I found myself scribbling notes, writing down Bukowski quotes. "Love is a fog that burns with the first daylight of reality," said Bukowski. "Love is a drug from hell," he added.
Talking about why he turned from prose to poetry early in his career, he called poetry "a seflish form where you can scream a little bit. I guess I needed to scream a little bit."
Bukowski once said that Walt Disney and Mickey Mouse ruined America. In the documentary, a friend explained that Bukowski "could not handle the fact that the power over multimillions of human beings was in the hands of this three-fingered foolish creature that taught you nothing whatsoever, that expressed nothing real, total absurd fucking fantasy—not even good, not even creative. He was appalled by Mickey Mouse."

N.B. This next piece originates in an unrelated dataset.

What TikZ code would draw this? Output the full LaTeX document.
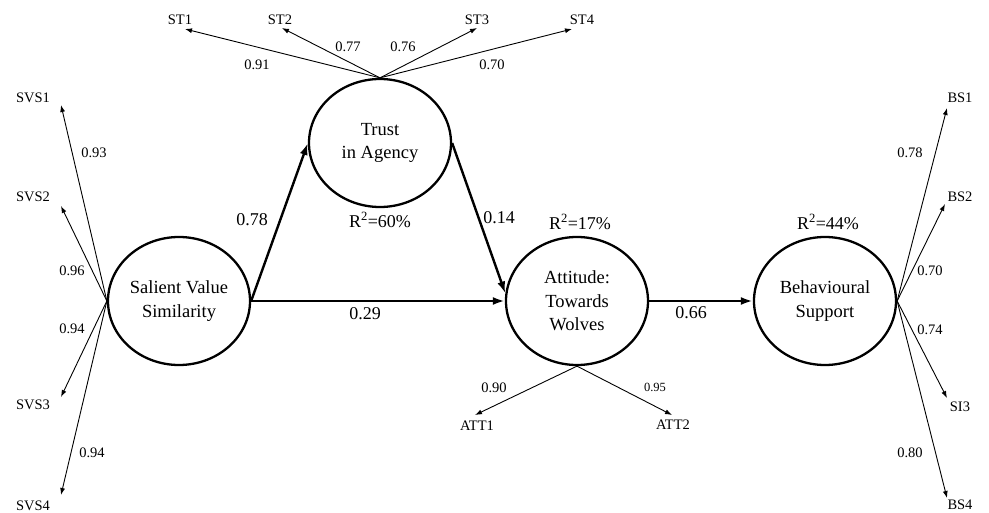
\documentclass[tikz,border=0pt]{standalone}
\usepackage{fontspec}
\setmainfont{Liberation Serif}
\usetikzlibrary{arrows.meta,shapes.geometric}
\begin{document}
\begin{tikzpicture}[x=1pt,y=-1pt,
  latent/.style={ellipse,draw,line width=2.3pt,minimum width=142pt,minimum height=128pt,inner sep=0pt,align=center,font=\fontsize{18.5}{23.5}\selectfont},
  ind/.style={font=\fontsize{14.5}{16}\selectfont,inner sep=1pt},
  load/.style={font=\fontsize{14.5}{16}\selectfont,inner sep=1pt},
  smallload/.style={font=\fontsize{12.5}{14}\selectfont,inner sep=1pt},
  coef/.style={font=\fontsize{18}{20}\selectfont,inner sep=1pt},
  thinarrow/.style={line width=0.9pt,-{Latex[length=7pt,width=5pt]}},
  thickarrow/.style={line width=2.4pt,-{Latex[length=12pt,width=8pt]}}]
\useasboundingbox (0,0) rectangle (989,513);

% latent variables
\node[latent] (trust) at (380,143) {Trust\\in Agency};
\node[latent] (svs) at (179,301) {Salient Value\\Similarity};
\node[latent] (att) at (577,301) {Attitude:\\Towards\\Wolves};
\node[latent] (bs) at (825,301) {Behavioural\\Support};

% R squared
\node[coef] (r1) at (380,220) {R\textsuperscript{2}=60\%};
\node[coef] (r2) at (580,222) {R\textsuperscript{2}=17\%};
\node[coef] (r3) at (828,222) {R\textsuperscript{2}=44\%};

% structural paths
\draw[thickarrow] (svs.east) -- (trust.west);
\draw[thickarrow] (trust.east) -- (att.174);
\draw[thickarrow] (svs.east) -- (att.west);
\draw[thickarrow] (att.east) -- (bs.west);
\node[coef] (c1) at (252,220) {0.78};
\node[coef] (c2) at (499,218) {0.14};
\node[coef] (c3) at (365,314) {0.29};
\node[coef] (c4) at (691,313) {0.66};

% ST indicators
\node[ind] (st1) at (180,20) {ST1};
\node[ind] (st2) at (280,20) {ST2};
\node[ind] (st3) at (477,20) {ST3};
\node[ind] (st4) at (582,20) {ST4};
\coordinate (st1t) at (185,29);
\coordinate (st2t) at (282,28);
\coordinate (st3t) at (477,28);
\coordinate (st4t) at (572,29);
\draw[thinarrow] (trust.north) -- (st1t);
\draw[thinarrow] (trust.north) -- (st2t);
\draw[thinarrow] (trust.north) -- (st3t);
\draw[thinarrow] (trust.north) -- (st4t);
\node[load] (l1) at (257,65) {0.91};
\node[load] (l2) at (348,47) {0.77};
\node[load] (l3) at (403,47) {0.76};
\node[load] (l4) at (492,65) {0.70};

% SVS indicators
\node[ind] (svs1) at (33,98) {SVS1};
\node[ind] (svs2) at (33,197) {SVS2};
\node[ind] (svs3) at (33,405) {SVS3};
\node[ind] (svs4) at (33,506) {SVS4};
\coordinate (svs1t) at (61,105);
\coordinate (svs2t) at (61,206);
\coordinate (svs3t) at (61,397);
\coordinate (svs4t) at (61,495);
\draw[thinarrow] (svs.west) -- (svs1t);
\draw[thinarrow] (svs.west) -- (svs2t);
\draw[thinarrow] (svs.west) -- (svs3t);
\draw[thinarrow] (svs.west) -- (svs4t);
\node[load] (l5) at (94,153) {0.93};
\node[load] (l6) at (72,271) {0.96};
\node[load] (l7) at (72,329) {0.94};
\node[load] (l8) at (92,453) {0.94};

% ATT indicators
\node[ind] (att1) at (477,426) {ATT1};
\node[ind] (att2) at (673,425) {ATT2};
\coordinate (att1t) at (475,415);
\coordinate (att2t) at (672,415);
\draw[thinarrow] (att.south) -- (att1t);
\draw[thinarrow] (att.south) -- (att2t);
\node[load] (l9) at (494,388) {0.90};
\node[smallload] (l10) at (655,387) {0.95};

% BS indicators
\node[ind] (bs1) at (960,98) {BS1};
\node[ind] (bs2) at (960,197) {BS2};
\node[ind] (si3) at (960,407) {SI3};
\node[ind] (bs4) at (960,505) {BS4};
\coordinate (bs1t) at (947,108);
\coordinate (bs2t) at (945,204);
\coordinate (si3t) at (947,398);
\coordinate (bs4t) at (947,498);
\draw[thinarrow] (bs.east) -- (bs1t);
\draw[thinarrow] (bs.east) -- (bs2t);
\draw[thinarrow] (bs.east) -- (si3t);
\draw[thinarrow] (bs.east) -- (bs4t);
\node[load] (l11) at (910,153) {0.78};
\node[load] (l12) at (930,271) {0.70};
\node[load] (l13) at (930,330) {0.74};
\node[load] (l14) at (910,453) {0.80};
\end{tikzpicture}
\end{document}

But reality, he could deal with. He suffered from ulcers as a young man. "Blood came out of my mouth and out of my ass," he recalls. "You'd be surprised how much blood there is in a person. It keeps coming. And it's purple."
"You know what I think I ought to think?" I wrote, swept off by good language. "I shouldn't feel sheepish about having once believed that I could be a better writer than Ernest Hemingway and as good as F. Scott Fitzgerald and maybe E.E. Cummings. I should be glad I once felt that way. And any writer who never did feel that way ought to be jealous of David Murray, age 20. He was a great writer in the making—and he lived to tell the tale!"
I also wrote a short letter to the current appalling foolish creature:
Dear Donald Trump,
Quit wiping your shit all over me, and my country.
Sincerely,
David Murray
It was quite an evening. I awoke the next day not feeling hungover, as much as feeling I'd been up late, working.